PROBLEM STATEMENT:
Filter the entries that follow, copying every line in which the word "this" appears.

— START OF MATERIAL PROVIDED —

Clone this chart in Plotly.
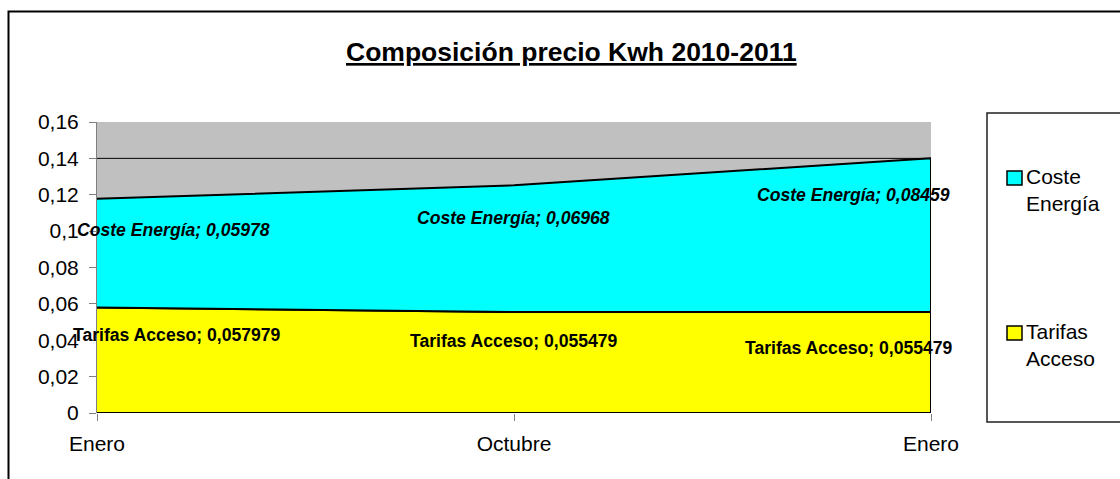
import plotly.graph_objects as go

# ---------------- data ----------------
categories = ["Enero", "Octubre", "Enero"]
series_names = ["Tarifas Acceso", "Coste Energía"]
tarifas_acceso = [0.057979, 0.055479, 0.055479]
coste_energia = [0.05978, 0.06968, 0.08459]
y_tick_values = [0, 0.02, 0.04, 0.06, 0.08, 0.10, 0.12, 0.14, 0.16]
y_tick_labels = ["0", "0,02", "0,04", "0,06", "0,08", "0,1", "0,12", "0,14", "0,16"]
gridline_value = 0.14
title_text = "Composición precio Kwh 2010-2011"

# ---------------- styling ----------------
W, H = 1120, 479
PL, PR, PT, PB = 97, 931, 122, 413  # plot area in pixels
FONT = "Liberation Sans, Arial, sans-serif"
COL_TARIFAS = "#ffff00"
COL_COSTE = "#00ffff"
PLOT_BG = "#c0c0c0"


def px2x(px):
    return (px - PL) / (PR - PL)


def py2y(py):
    return (PB - py) / (PB - PT)


idx = list(range(len(categories)))
totals = [a + b for a, b in zip(tarifas_acceso, coste_energia)]

fig = go.Figure()

# Tarifas Acceso polygon (bottom layer)
fig.add_trace(go.Scatter(
    x=idx + idx[::-1],
    y=tarifas_acceso + [0] * len(idx),
    fill="toself", fillcolor=COL_TARIFAS, mode="lines",
    line=dict(color="black", width=2),
    name=series_names[0], showlegend=False, hoverinfo="skip",
))
# Coste Energía polygon (stacked on top)
fig.add_trace(go.Scatter(
    x=idx + idx[::-1],
    y=totals + tarifas_acceso[::-1],
    fill="toself", fillcolor=COL_COSTE, mode="lines",
    line=dict(color="black", width=2),
    name=series_names[1], showlegend=False, hoverinfo="skip",
))


def fmt(v):
    return str(v).replace(".", ",")


# data labels (Excel-like placement offsets)
coste_shift = [(76, -31), (-1, -33), (-78, -37)]
tarifas_shift = [(80, -27), (0, -29), (-82, -36)]
annotations = []
for i in idx:
    dx, dy = coste_shift[i]
    annotations.append(dict(
        x=i, y=totals[i], xref="x", yref="y", xshift=dx, yshift=dy,
        text=f"<b><i>{series_names[1]}; {fmt(coste_energia[i])}</i></b>",
        showarrow=False, font=dict(family=FONT, size=17.6, color="black"),
        xanchor="center", yanchor="middle"))
    dx, dy = tarifas_shift[i]
    annotations.append(dict(
        x=i, y=tarifas_acceso[i], xref="x", yref="y", xshift=dx, yshift=dy,
        text=f"<b>{series_names[0]}; {fmt(tarifas_acceso[i])}</b>",
        showarrow=False, font=dict(family=FONT, size=17.6, color="black"),
        xanchor="center", yanchor="middle"))

# title
annotations.append(dict(
    x=px2x(571.5), y=py2y(52), xref="paper", yref="paper",
    text=f"<span style='text-decoration:underline'><b>{title_text}</b></span>",
    showarrow=False, font=dict(family=FONT, size=26.5, color="black"),
    xanchor="center", yanchor="middle"))

# legend texts
legend_items = [(series_names[1], COL_COSTE, 171, 189.5),
                (series_names[0], COL_TARIFAS, 326, 344.5)]
shapes = []
for name, col, sq_top, text_mid in legend_items:
    shapes.append(dict(type="rect", xref="paper", yref="paper",
                       x0=px2x(1007), x1=px2x(1022), y0=py2y(sq_top + 14), y1=py2y(sq_top),
                       fillcolor=col, line=dict(color="black", width=1.5)))
    annotations.append(dict(
        x=px2x(1024), y=py2y(text_mid), xref="paper", yref="paper",
        text="<br>".join(name.split(" ")), align="left",
        showarrow=False, font=dict(family=FONT, size=21, color="black"),
        xanchor="left", yanchor="middle"))

# legend box
shapes.append(dict(type="rect", xref="paper", yref="paper",
                   x0=px2x(987), x1=px2x(1130), y0=py2y(422), y1=py2y(113),
                   line=dict(color="#202020", width=1.5), fillcolor="rgba(0,0,0,0)"))
# outer chart border
shapes.append(dict(type="rect", xref="paper", yref="paper",
                   x0=px2x(8.5), x1=px2x(1140), y0=py2y(500), y1=py2y(11.5),
                   line=dict(color="black", width=2), fillcolor="rgba(0,0,0,0)"))
# gridline
shapes.append(dict(type="line", xref="paper", yref="y", x0=0, x1=1,
                   y0=gridline_value, y1=gridline_value,
                   line=dict(color="black", width=1), layer="below"))

fig.update_layout(
    width=W, height=H, autosize=False,
    margin=dict(l=PL, r=W - PR, t=PT, b=H - PB, pad=0),
    paper_bgcolor="white", plot_bgcolor=PLOT_BG,
    showlegend=False,
    font=dict(family=FONT, size=21, color="black"),
    annotations=annotations, shapes=shapes,
    xaxis=dict(range=[0, 2], tickvals=idx, ticktext=categories,
               ticks="outside", ticklen=7, tickcolor="#808080", tickwidth=1,
               ticklabelstandoff=5,
               showgrid=False, zeroline=False, showline=False,
               tickfont=dict(family=FONT, size=21, color="black"),
               fixedrange=True),
    yaxis=dict(range=[0, 0.16], tickvals=y_tick_values, ticktext=y_tick_labels,
               ticks="outside", ticklen=7, tickcolor="#808080", tickwidth=1,
               ticklabelstandoff=6,
               showgrid=False, zeroline=False, showline=True,
               linecolor="#808080", linewidth=1, layer="below traces",
               tickfont=dict(family=FONT, size=21, color="black"),
               fixedrange=True),
)

fig.write_html("out.html", config={"displayModeBar": False},
               post_script="document.body.style.margin='0';document.body.style.overflow='hidden';")
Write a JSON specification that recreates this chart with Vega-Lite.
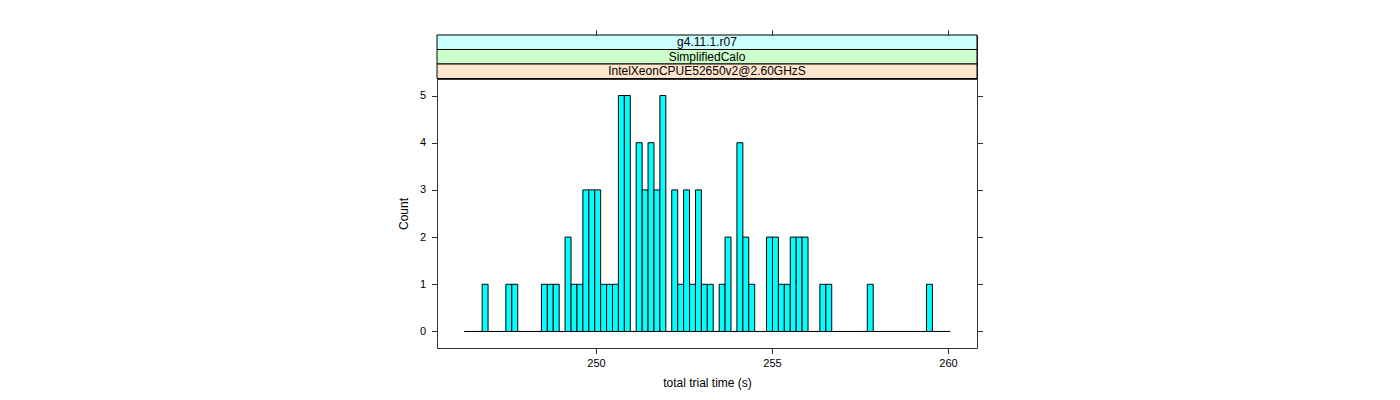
{
  "$schema": "https://vega.github.io/schema/vega-lite/v6.json",
  "padding": {"left": 396, "top": 29, "right": 5, "bottom": 5},
  "background": "white",
  "config": {
    "font": "Liberation Sans",
    "view": {"stroke": "#333", "strokeWidth": 1},
    "axis": {"domain": false, "grid": false, "tickColor": "#333", "tickSize": 5.5, "labelColor": "#000", "labelFontSize": 11, "labelFont": "Liberation Sans", "titleFont": "Liberation Sans", "titleFontSize": 12, "titleFontWeight": "normal", "titleColor": "#000"}
  },
  "bounds": "flush",
  "spacing": 0,
  "vconcat": [
    {
      "width": 540,
      "height": 43.5,
      "data": {"values": [
        {"label": "g4.11.1.r07"},
        {"label": "SimplifiedCalo"},
        {"label": "IntelXeonCPUE52650v2@2.60GHzS"}
      ]},
      "layer": [
        {
          "mark": {"type": "rect", "stroke": "#000", "strokeWidth": 1},
          "encoding": {
            "y": {"field": "label", "type": "nominal", "sort": null, "axis": null, "scale": {"paddingInner": 0, "paddingOuter": 0}},
            "fill": {"field": "label", "type": "nominal", "legend": null, "scale": {"domain": ["g4.11.1.r07", "SimplifiedCalo", "IntelXeonCPUE52650v2@2.60GHzS"], "range": ["#ccffff", "#ccffcc", "#ffe5cc"]}}
          }
        },
        {
          "mark": {"type": "text", "fontSize": 12, "font": "Liberation Sans", "color": "#000"},
          "encoding": {
            "y": {"field": "label", "type": "nominal", "sort": null, "axis": null},
            "text": {"field": "label", "type": "nominal"}
          }
        }
      ]
    },
    {
      "width": 540,
      "height": 269,
      "data": {"values": [
        {"lo": 246.261, "hi": 246.429, "n": 0},
        {"lo": 246.429, "hi": 246.598, "n": 0},
        {"lo": 246.598, "hi": 246.766, "n": 0},
        {"lo": 246.766, "hi": 246.934, "n": 1},
        {"lo": 246.934, "hi": 247.103, "n": 0},
        {"lo": 247.103, "hi": 247.271, "n": 0},
        {"lo": 247.271, "hi": 247.439, "n": 0},
        {"lo": 247.439, "hi": 247.608, "n": 1},
        {"lo": 247.608, "hi": 247.776, "n": 1},
        {"lo": 247.776, "hi": 247.944, "n": 0},
        {"lo": 247.944, "hi": 248.113, "n": 0},
        {"lo": 248.113, "hi": 248.281, "n": 0},
        {"lo": 248.281, "hi": 248.449, "n": 0},
        {"lo": 248.449, "hi": 248.618, "n": 1},
        {"lo": 248.618, "hi": 248.786, "n": 1},
        {"lo": 248.786, "hi": 248.954, "n": 1},
        {"lo": 248.954, "hi": 249.122, "n": 0},
        {"lo": 249.122, "hi": 249.291, "n": 2},
        {"lo": 249.291, "hi": 249.459, "n": 1},
        {"lo": 249.459, "hi": 249.627, "n": 1},
        {"lo": 249.627, "hi": 249.796, "n": 3},
        {"lo": 249.796, "hi": 249.964, "n": 3},
        {"lo": 249.964, "hi": 250.132, "n": 3},
        {"lo": 250.132, "hi": 250.301, "n": 1},
        {"lo": 250.301, "hi": 250.469, "n": 1},
        {"lo": 250.469, "hi": 250.637, "n": 1},
        {"lo": 250.637, "hi": 250.806, "n": 5},
        {"lo": 250.806, "hi": 250.974, "n": 5},
        {"lo": 250.974, "hi": 251.142, "n": 0},
        {"lo": 251.142, "hi": 251.311, "n": 4},
        {"lo": 251.311, "hi": 251.479, "n": 3},
        {"lo": 251.479, "hi": 251.647, "n": 4},
        {"lo": 251.647, "hi": 251.816, "n": 3},
        {"lo": 251.816, "hi": 251.984, "n": 5},
        {"lo": 251.984, "hi": 252.152, "n": 0},
        {"lo": 252.152, "hi": 252.321, "n": 3},
        {"lo": 252.321, "hi": 252.489, "n": 1},
        {"lo": 252.489, "hi": 252.657, "n": 3},
        {"lo": 252.657, "hi": 252.826, "n": 1},
        {"lo": 252.826, "hi": 252.994, "n": 3},
        {"lo": 252.994, "hi": 253.162, "n": 1},
        {"lo": 253.162, "hi": 253.330, "n": 1},
        {"lo": 253.330, "hi": 253.499, "n": 0},
        {"lo": 253.499, "hi": 253.667, "n": 1},
        {"lo": 253.667, "hi": 253.835, "n": 2},
        {"lo": 253.835, "hi": 254.004, "n": 0},
        {"lo": 254.004, "hi": 254.172, "n": 4},
        {"lo": 254.172, "hi": 254.340, "n": 2},
        {"lo": 254.340, "hi": 254.509, "n": 1},
        {"lo": 254.509, "hi": 254.677, "n": 0},
        {"lo": 254.677, "hi": 254.845, "n": 0},
        {"lo": 254.845, "hi": 255.014, "n": 2},
        {"lo": 255.014, "hi": 255.182, "n": 2},
        {"lo": 255.182, "hi": 255.350, "n": 1},
        {"lo": 255.350, "hi": 255.519, "n": 1},
        {"lo": 255.519, "hi": 255.687, "n": 2},
        {"lo": 255.687, "hi": 255.855, "n": 2},
        {"lo": 255.855, "hi": 256.024, "n": 2},
        {"lo": 256.024, "hi": 256.192, "n": 0},
        {"lo": 256.192, "hi": 256.360, "n": 0},
        {"lo": 256.360, "hi": 256.529, "n": 1},
        {"lo": 256.529, "hi": 256.697, "n": 1},
        {"lo": 256.697, "hi": 256.865, "n": 0},
        {"lo": 256.865, "hi": 257.034, "n": 0},
        {"lo": 257.034, "hi": 257.202, "n": 0},
        {"lo": 257.202, "hi": 257.370, "n": 0},
        {"lo": 257.370, "hi": 257.538, "n": 0},
        {"lo": 257.538, "hi": 257.707, "n": 0},
        {"lo": 257.707, "hi": 257.875, "n": 1},
        {"lo": 257.875, "hi": 258.043, "n": 0},
        {"lo": 258.043, "hi": 258.212, "n": 0},
        {"lo": 258.212, "hi": 258.380, "n": 0},
        {"lo": 258.380, "hi": 258.548, "n": 0},
        {"lo": 258.548, "hi": 258.717, "n": 0},
        {"lo": 258.717, "hi": 258.885, "n": 0},
        {"lo": 258.885, "hi": 259.053, "n": 0},
        {"lo": 259.053, "hi": 259.222, "n": 0},
        {"lo": 259.222, "hi": 259.390, "n": 0},
        {"lo": 259.390, "hi": 259.558, "n": 1},
        {"lo": 259.558, "hi": 259.727, "n": 0},
        {"lo": 259.727, "hi": 259.895, "n": 0},
        {"lo": 259.895, "hi": 260.063, "n": 0}
      ]},
      "layer": [
        {
          "mark": {"type": "rect", "fill": "#00ffff", "stroke": "#000", "strokeWidth": 1},
          "encoding": {
            "x": {"field": "lo", "type": "quantitative", "scale": {"domain": [245.483, 260.824], "nice": false, "zero": false},
                  "axis": {"orient": "bottom", "values": [250, 255, 260], "labelPadding": 4, "title": "total trial time (s)", "titlePadding": 9}},
            "x2": {"field": "hi"},
            "y": {"field": "n", "type": "quantitative", "scale": {"domain": [-0.35, 5.35], "nice": false, "zero": false},
                  "axis": {"orient": "left", "values": [0, 1, 2, 3, 4, 5], "labelPadding": 6, "title": "Count", "titlePadding": 9}},
            "y2": {"datum": 0}
          }
        },
        {
          "mark": {"type": "rect", "opacity": 0},
          "encoding": {
            "x": {"field": "lo", "type": "quantitative",
                  "axis": {"orient": "top", "values": [250, 255, 260], "labels": false, "title": null, "offset": 43.5}},
            "x2": {"field": "hi"},
            "y": {"field": "n", "type": "quantitative",
                  "axis": {"orient": "right", "values": [0, 1, 2, 3, 4, 5], "labels": false, "title": null}},
            "y2": {"datum": 0}
          }
        }
      ],
      "resolve": {"axis": {"x": "independent", "y": "independent"}}
    }
  ]
}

— END OF MATERIAL PROVIDED —

COMPLETED EXERCISE:
Clone this chart in Plotly.
Write a JSON specification that recreates this chart with Vega-Lite.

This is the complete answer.